Genre – Sci-Fi/Monsters
Director – Gareth Edwards
Cast – Bryan Cranston, Aaron Taylor-Johnson, Ken Wantanabe, Elizabeth Olsen, Sally Hawkins
Alluring element – Giant monsters, classic homage, family storyScorecard: Plot – 8 Acting – 9 Representation of Genre – 9 Cinematography – 9 Effects/Environment – 10 Captivity – 8 Logical consistency – 7 Originality/Creativity – 7 Soundtrack/Music – 8 Overall awesomeness – 9
I went to the movie theater this past Saturday expecting to see giant monsters destroying cities and each other. I was not disappointed in with that aspect. What I didn’t expect was the family story that made Godzilla more than just another kaiju smashfest. It’s a monster movie with heart. It actually takes close to an hour to even properly see the giant lizard.
Admittedly, during some parts of the movie, I found myself saying “Enough with this! Bring me giant monsters!” By the end of the movie, I realized that I was wrong with this sentiment. Godzilla is brought to us very much from the point of view of someone on the ground. We’re not meant to just sit back and watch terrible beasts duke it out in a random cityscape. The director, Gareth Edwards, wants to put you in San Francisco and makes you understand the real consequence of what’s going on. If you’re looking for Pacific Rim, which is awesome in its own right, you’re not going to find it here. This is more of a movie with monsters, rather than a monster movie. Gareth Edwards has done this very well before with Monsters; go rent it if you haven’t seen it.
My biggest gripe with the king of monsters is the severe under-utilization of Brian Cranston. For what you do see of his performance it is intense and heart felt.
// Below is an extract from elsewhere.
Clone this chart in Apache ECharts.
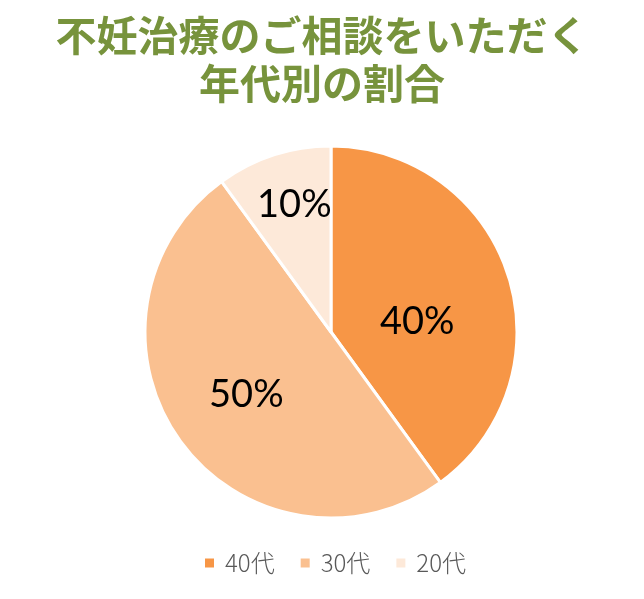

Instead of Cranston, the story follows Aaron Taylor-Johnson, best known for playing Dave Lizewski from Kick-Ass. Johnson plays Cranston’s son, who is trying to get back home to his wife and son after bailing his father out of jail in Tokyo. I’m not typically a fan of Aaron Taylor-Johnson, but I have to say he did well. I pulled for him to get back to his family.
Ken Wantanabe was solid, as usual. He gives the characters a little bit of a terrible monster history lesson. Oh yeah Godzilla, and similar creatures, have been known about since the 1940’s. He plays a very stoic and soft-spoken scientist who has been studying these types of creatures for decades. Like Cranston, Wantanabe does not receive much screen type but still delivers a strong performance. His character is fairly forgettable though.
Now to the big guy. Yes, Godzilla appears to have been preparing for hibernation and has put on a few pounds. When you first see his elephant like foot come down it’s comical and exciting at the same time. It looks a little goofy but you realize quickly that you’re finally going to get the big reveal, and it’s not disappointing. I’m also very happy they stayed with tradition and kept Godzilla as the good guy in this movie. When he goes claw-to-claw with the other creatures, it’s a blast, and when you see the energy slowly build up starting in the tip of his tail the anticipation for giant laser/blue fire is palpable.
The FX team behind Godzilla did an excellent job at giving real emotion to the creatures. At certain points I really felt bad for the creatures designed as the villains. Godzilla is probably not the movie most people were expecting, and that’s a good thing. It’s deeper than what moviegoers were looking for, at least more than I was looking for. The length that the story goes to pleasantly surprised me. There were times I felt like they were just teasing me with the taste of a couple 300 foot monsters about to tear each other limb from limb; but once I realized what was going on I was satisfied with everything I got. Godzilla fights with serious brutality.